Basic premise: necessary force may be used, but not a degree of force excessive for the situation (ie, lethal force cannot be justified in such non-threatening situations). It's what we're held to. It's what police officers are held to. It's what border patrol agents should be held to.
If the facts were as stated in that USDOG release of the trial's facts, then it sure does seem the two agents dug themselves a big hole. Taken together, attempting to strike a surrendering suspect, firing on a fleeing suspect, failure to report, and altering a scene ... all of this paints an ugly picture of agents that handled things badly.
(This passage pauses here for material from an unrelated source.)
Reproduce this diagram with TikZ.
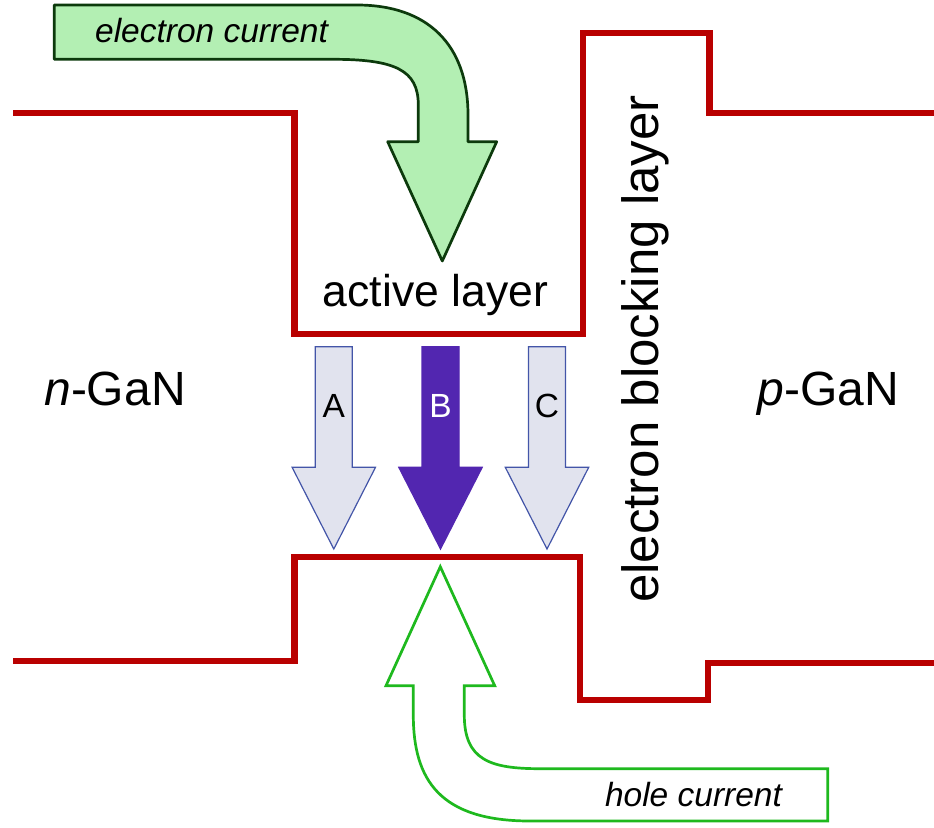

Think: What if a CCW'er were to strike at an apparently-unarmed trespasser (not a robber) who has surrendered, chase him down, shoot him, then alter the scene by removing bullets, and fail to report? Prison, probably.
A.O.J. Ability, Opportunity, Jeopardy. In the case of the border agents, there appears to have been no ability (as there was no apparent weapon), and no jeopardy. If as reported, then the agents perhaps even contributed to the fleeing by attempting to bludgeon/beat the surrendered man.
What a mess, trying to fill in the missing pieces. Almost impossible to get it "right" with so little reported info.
To those I might have offended with the earlier cynical post, my apologies. A good lesson not to knee-jerk it, when so little info is known. Shoulda, woulda, coulda, but didn't. Ah, me. Live and learn.
just an update in case anyone was trying to keep track of this one:
February 6, 2007 -- A former U.S. Border Patrol agent convicted of shooting a drug smuggling suspect and covering it up is in segregation now in a Mississippi prison, after fellow inmates assaulted him on Saturday night.U.S. Rep. Tom Tancredo, R-Colo., a vocal supporter of the agents, criticized the Bush administration on Tuesday for failing to protect Ramos and demanded a full presidential pardon for both men convicted.
In an exclusive KFOX interview with President George W. Bush last month, he said he had no intention to pardon them in the near future.